I took a taxi to the Memorial Museum. A former naval academy used to imprison and torture The Disappeared, now a museum devoted to educating the next generation. My driver tells me his best friend disappeared. He has never been inside the museum. He calls it a sad place.
My guide, Maria, has an impressive knowledge of events. She appears to be in her early thirties, so, too young to have lived experience. I ask what her connection is and she tells me she is a historian, whose parents were left-wing activists during The Dirty War. They were lucky enough to survive. She explains that the regime thrived by making sure political engagement was a frightening concept. Something to be avoided. By disengaging the population, it was much easier to do as they pleased and they grew emboldened. The kidnappings more obvious. The popular perception that politics means danger is a hangover which lingers on and Maria believes that this, is what should now disappear, because apathy is far more dangerous.

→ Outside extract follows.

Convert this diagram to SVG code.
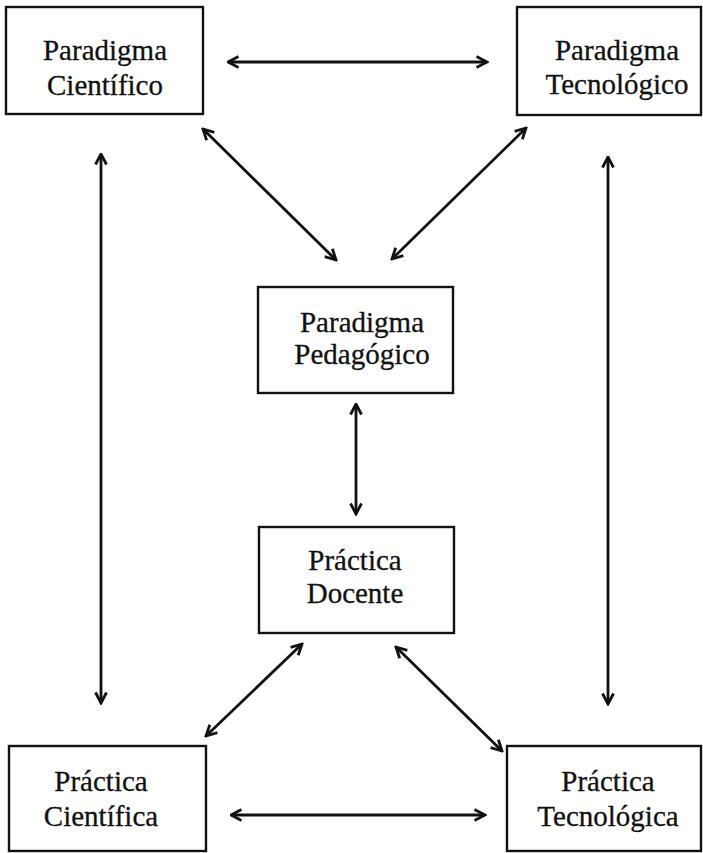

Overly powerful governments rarely start with a Death Squad. They start with a gradual reduction of rights. They start by ridiculing those brave enough to ask questions or pose alternatives. They start when apathy, fear or collusion allow the darkness of democratic violation to spread unchecked as the light of accountability fades.
Can we be sure we’re immune to this? Who today, is demonised for their viewpoint? Where today, is protest condemned? Who in your life, is not allowed to be questioned? And when you stand by the water-cooler at work listening to someone ridicule another, consider how harmless your laughter really is.
Argentina’s Dirty War failed in its primary aim to annihilate opposition because you can kill one person, one family, or one entire political group, but its ideas can never be destroyed. In fact, they are more likely to be reborn than repressed.
Each life taken in Argentina inflicted pain that was belittled by demonisation; facilitated by collusion; supported by apathy; and fuelled by fear. And walking through the sunny streets of beautiful Buenos Aries today, this casts a dark shadow that still lingers closely behind each person - yet to disappear.